The High Divide provides an abundance of recreational opportunities, teeming with places for humans to visit. Local and non-local recreationalists activities vary from consumptive (hunting and fishing) to non-consumptive (hiking, rafting); motorized to non-motorized; organized (ski resorts) to dispersed; and benign to extreme. Different types of recreation–and the participants who partake–vary in their economic value and perceived quality of recreational experience across the landscape. Specifically, wildlife qualities (i.e., blue ribbon trophy fish, large ungulates, abundant and diverse birdlife), scenic diversity (snow-capped peaks, rushing rivers, sagebrush seas) and solitude (large wilderness and private fishing holes) are important to those who live and recreate in the High Divide.
Increasing users, climate change, and the difficulty of managing multiple uses on the landscape all threaten the quality of recreational experiences in the region. Biophysical phenomena such as drought and increasing temperatures are vastly altering the landscape: projections of future conditions point to larger and more severe wildfires in the High Divide, river and stream levels are lower and warmer, and species ranges are shrinking and moving up in elevation.

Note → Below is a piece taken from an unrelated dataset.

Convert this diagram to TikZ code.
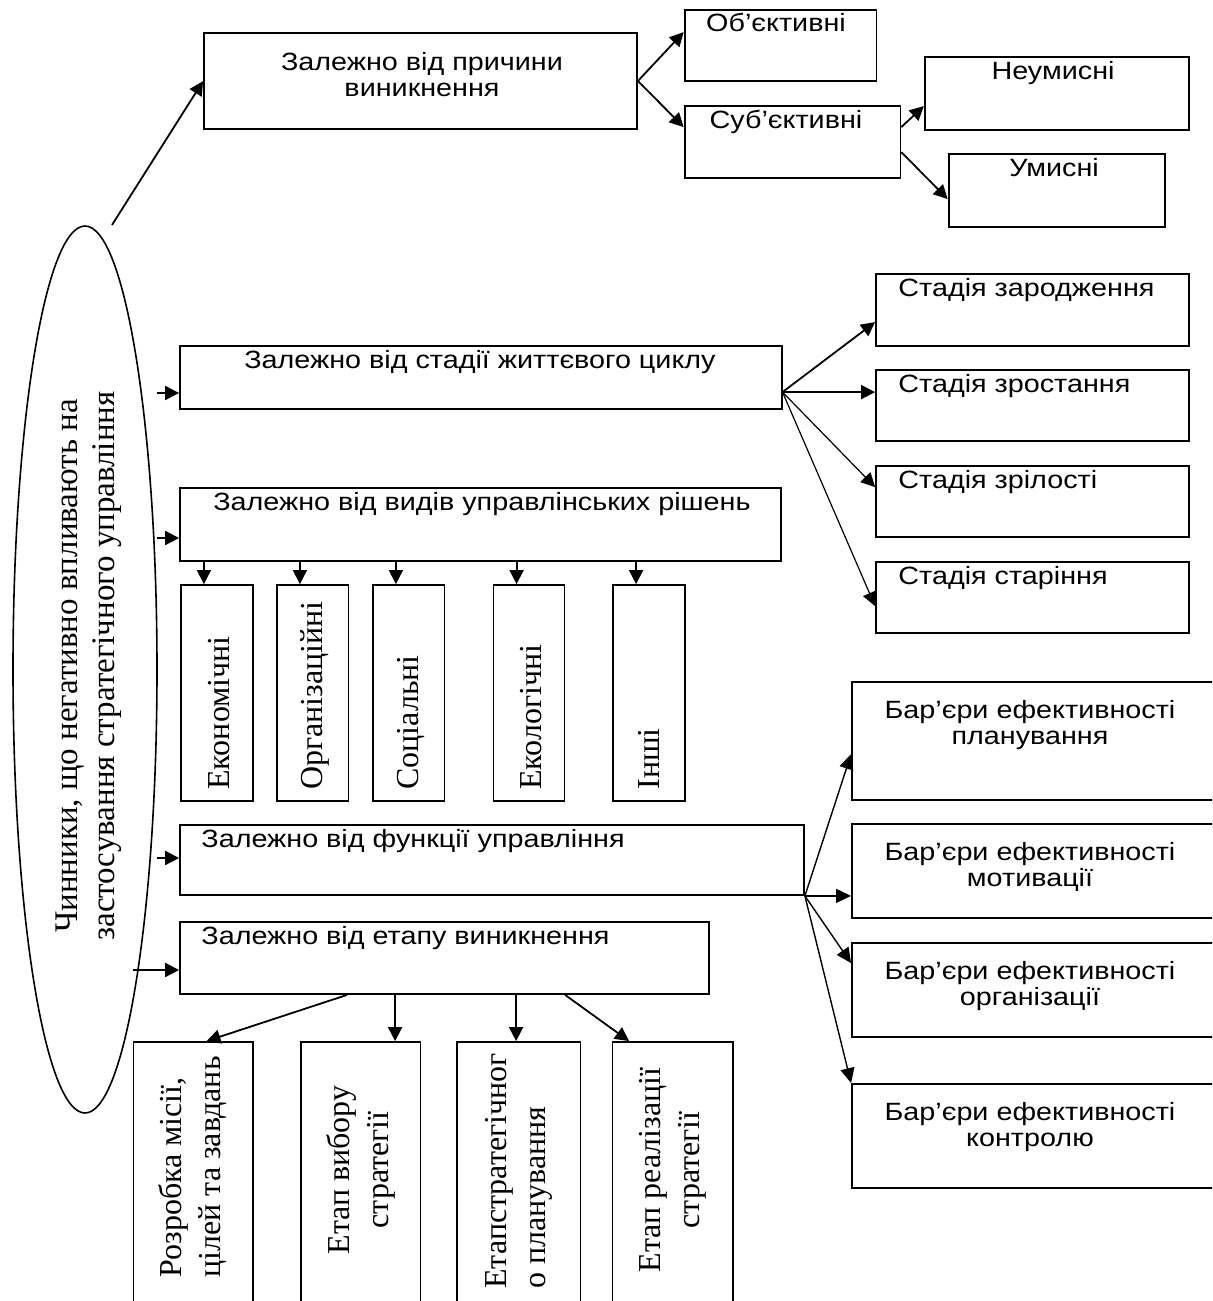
\documentclass[tikz,border=0pt]{standalone}
\usepackage{fontspec}
\setmainfont{Liberation Serif}
\newfontfamily\sansf[FakeStretch=1.15]{Liberation Sans}
\usetikzlibrary{arrows.meta,calc,fit,shapes.geometric}
\begin{document}
\begin{tikzpicture}[x=0.5pt,y=-0.5pt,
  box/.style={draw,line width=0.9pt,inner sep=0pt},
  arr/.style={line width=0.9pt,-{Triangle[length=7pt,width=7pt]}},
  midarr/.style={line width=0.7pt,-{Triangle[length=7.5pt,width=7pt]}},
  thinarr/.style={line width=0.6pt,-{Triangle[length=7pt,width=7pt]}},
  lbl/.style={font=\sansf\fontsize{12.5}{13}\selectfont,inner sep=0pt,anchor=base},
  lbll/.style={lbl,anchor=base west},
  vlbl/.style={font=\fontsize{16}{19.5}\selectfont,rotate=90,inner sep=0pt},
]
\useasboundingbox (0,0) rectangle (1212,1301);
\clip (0,0) rectangle (1212,1301);
\fill[white] (0,0) rectangle (1212,1301);

% boxes
\node[box,fit={(204,33)(637,129)}] (P) {};
\node[box,fit={(684.6,10)(876.5,81)}] (OB) {};
\node[box,fit={(684.6,106)(900.4,177.7)}] (SUB) {};
\node[box,fit={(924.7,57)(1189,130)}] (NEU) {};
\node[box,fit={(948.6,154)(1165,226.7)}] (UM) {};
\node[box,fit={(180,346)(781.6,409)}] (L) {};
\node[box,fit={(876,274)(1189,346)}] (S1) {};
\node[box,fit={(876,370)(1189,441)}] (S2) {};
\node[box,fit={(876,466)(1189,537)}] (S3) {};
\node[box,fit={(876,562)(1189,633)}] (S4) {};
\node[box,fit={(180,488)(781,561)}] (V) {};
\node[box,fit={(180.8,585)(252.8,801)}] (E1) {};
\node[box,fit={(276.8,585)(348.5,801)}] (E2) {};
\node[box,fit={(372.8,585)(444.5,801)}] (E3) {};
\node[box,fit={(493.5,585)(564.5,801)}] (E4) {};
\node[box,fit={(613,585)(685,801)}] (E5) {};
\node[box,fit={(180,825)(804,895)}] (F) {};
\node[box,fit={(180,922)(709,994)}] (T) {};
\node[box,fit={(133.4,1042)(253,1320)}] (B1) {};
\node[box,fit={(300.6,1042)(420.4,1320)}] (B2) {};
\node[box,fit={(456.8,1042)(580.4,1320)}] (B3) {};
\node[box,fit={(612.5,1042)(733,1320)}] (B4) {};
\node[box,fit={(852,682)(1230,800)}] (R1) {};
\node[box,fit={(852,824)(1230,918)}] (R2) {};
\node[box,fit={(852,943)(1230,1037)}] (R3) {};
\node[box,fit={(852,1084)(1230,1188)}] (R4) {};
\node[draw,ellipse,line width=0.8pt,minimum width=72pt,minimum height=443.5pt,inner sep=0pt] (EL) at (85,669.5) {};

% texts
\node[lbl] (tP1) at (422,70) {Залежно від причини};
\node[lbl] (tP2) at (422,96) {виникнення};
\node[lbl] (tOB) at (776,32) {Об’єктивні};
\node[lbl] (tSUB) at (786,128) {Суб’єктивні};
\node[lbl] (tNEU) at (1053,79) {Неумисні};
\node[lbl] (tUM) at (1054,176) {Умисні};
\node[lbl] (tL) at (480,368) {Залежно від стадії життєвого циклу};
\node[lbll] (tS1) at (898,296) {Стадія зародження};
\node[lbll] (tS2) at (898,392) {Стадія зростання};
\node[lbll] (tS3) at (898,488) {Стадія зрілості};
\node[lbll] (tS4) at (898,584) {Стадія старіння};
\node[lbl] (tV) at (482,510) {Залежно від видів управлінських рішень};
\node[lbll] (tF) at (201,847) {Залежно від функції управління};
\node[lbll] (tT) at (201,944) {Залежно від етапу виникнення};
\node[lbl] (tR1a) at (1030,718) {Бар’єри ефективності};
\node[lbl] (tR1b) at (1030,744) {планування};
\node[lbl] (tR2a) at (1030,860) {Бар’єри ефективності};
\node[lbl] (tR2b) at (1030,886) {мотивації};
\node[lbl] (tR3a) at (1030,979) {Бар’єри ефективності};
\node[lbl] (tR3b) at (1030,1005) {організації};
\node[lbl] (tR4a) at (1030,1120) {Бар’єри ефективності};
\node[lbl] (tR4b) at (1030,1146) {контролю};

\node[vlbl,anchor=west] (tE1) at (219,790) {Економічні};
\node[vlbl,anchor=west] (tE2) at (315,790) {Організаційні};
\node[vlbl,anchor=west] (tE3) at (411,790) {Соціальні};
\node[vlbl,anchor=west] (tE4) at (531,790) {Екологічні};
\node[vlbl,anchor=west] (tE5) at (649,790) {Інші};

\node[vlbl,align=left,anchor=west] (tB1) at (193,1278) {Розробка місії,\\цілей та завдань};
\node[vlbl,align=center] (tB2) at (361,1170) {Етап вибору\\стратегії};
\node[vlbl,align=left,anchor=west] (tB3) at (519,1289) {Етапстратегічног\\о планування};
\node[vlbl,align=center] (tB4) at (673,1170) {Етап реалізації\\стратегії};

\node[font=\fontsize{16.5}{18.5}\selectfont,rotate=90,align=center,inner sep=0pt] (tEL) at (89,666)
  {Чинники, що негативно впливають на\\застосування стратегічного управління};

% connectors
\coordinate (c0) at (112,225);
\draw[arr] (c0) -- ($(P.north west)+(0,49)$);
\draw[arr] (P.east) -- ($(OB.north west)+(0,23)$);
\draw[arr] (P.east) -- ($(SUB.north west)+(0,22)$);
\draw[arr] ($(SUB.north east)+(0,22)$) -- ($(NEU.north west)+(0,50)$);
\draw[arr] ($(SUB.north east)+(0,47)$) -- ($(UM.north west)+(0,46)$);

\coordinate (cL) at (157,393);
\coordinate (cV) at (157,538);
\coordinate (cF) at (157,858);
\coordinate (cT) at (133,970);
\draw[arr] (cL) -- (cL -| L.west);
\draw[arr] (cV) -- (cV -| V.west);
\draw[arr] (cF) -- (cF -| F.west);
\draw[arr] (cT) -- (cT -| T.west);

\coordinate (Lout) at ($(L.north east)+(0,47)$);
\draw[arr] (Lout) -- ($(S1.north west)+(0,49)$);
\draw[arr] (Lout) -- (Lout -| S2.west);
\draw[thinarr] (Lout) -- ($(S3.north west)+(0,22)$);
\draw[thinarr] (Lout) -- ($(S4.north west)+(0,45)$);

\foreach \n in {E1,E2,E3,E4,E5}{
  \coordinate (t\n) at ($(\n.north west)+(24,0)$);
  \draw[arr] (t\n |- V.south) -- (t\n);
}

\draw[midarr] (F.south east) -- ($(R1.north west)+(0,73)$);
\draw[midarr] (F.south east) -- (F.south east -| R2.west);
\draw[midarr] (F.south east) -- ($(R3.north west)+(0,21)$);
\draw[midarr] (F.south east) -- (R4.north west);

\draw[arr] ($(T.south west)+(168,0)$) -- ($(B1.north west)+(74,0)$);
\coordinate (tb2) at ($(T.south west)+(216,0)$);
\coordinate (tb3) at ($(T.south west)+(337,0)$);
\draw[arr] (tb2) -- (tb2 |- B2.north);
\draw[arr] (tb3) -- (tb3 |- B3.north);
\draw[arr] ($(T.south west)+(386,0)$) -- ($(B4.north west)+(17.5,0)$);
\end{tikzpicture}
\end{document}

Social contributing factors to recreation quality often originate from outside the High Divide region: the High Divide itself is well-regarded but also experiencing increased recreational spillover from adjacent National Park-dominated areas that have more effective policy options to manage use volumes and crowding. Likewise, social media is now making recreation more and more accessible to visitors. Another threat to high-quality recreation opportunities in the High Divide relate to the legacy of management (i.e., checkerboard ownership) and the lack of adequate resources for public land managers (e.g., road maintenance) and local officials (e.g., search and rescue). Coupled with increased use, this resource deficiency is leading to environmental degradation and dispersed use and overuse and law enforcement issues.